The Republic of Rwanda and the Grand Duchy of Luxembourg struck an agreement in 2021 that eliminates the double taxation on economic actors. This allows businesses and investors wishing to invest in both nations to do so without having to pay cumulated taxes.
The double tax avoidance agreement (DTAA) serves as an incentive for companies and investors in both regions since it removes the double payment of taxes on both income and capital. The DTAA also contributes to transparency by discouraging tax evasion and avoidance.

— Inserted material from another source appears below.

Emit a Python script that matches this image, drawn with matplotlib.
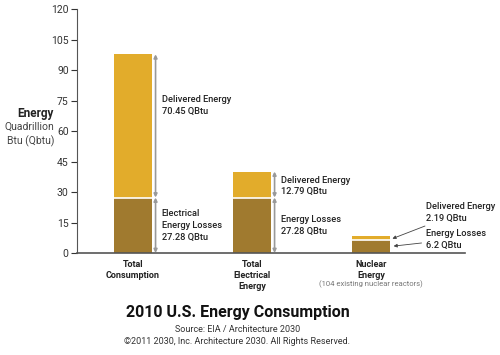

This action is intended to benefit Luxembourg Funds.
The agreement, which aims to attract Luxembourg investors to Rwanda, is also consistent with Rwanda’s desire to attract international investors on the African continent through its Kigali International Financial Centre and to position itself as an ideal location for pan-African investments through the AfCTA (African Continental Free Trade Area) framework.
Rwanda has also enacted new rules regarding insolvency and arbitration in an effort to attract foreign investment. The February 2021 investment promotion bill protects the repatriation of profits and loan interest. Multinational companies with a headquarters or regional office in Rwanda pay no corporate income tax (depending on their levels of investment and employment). In addition, there is a seven-year tax vacation on business revenue for investments in industries such as manufacturing, energy, health, and technology.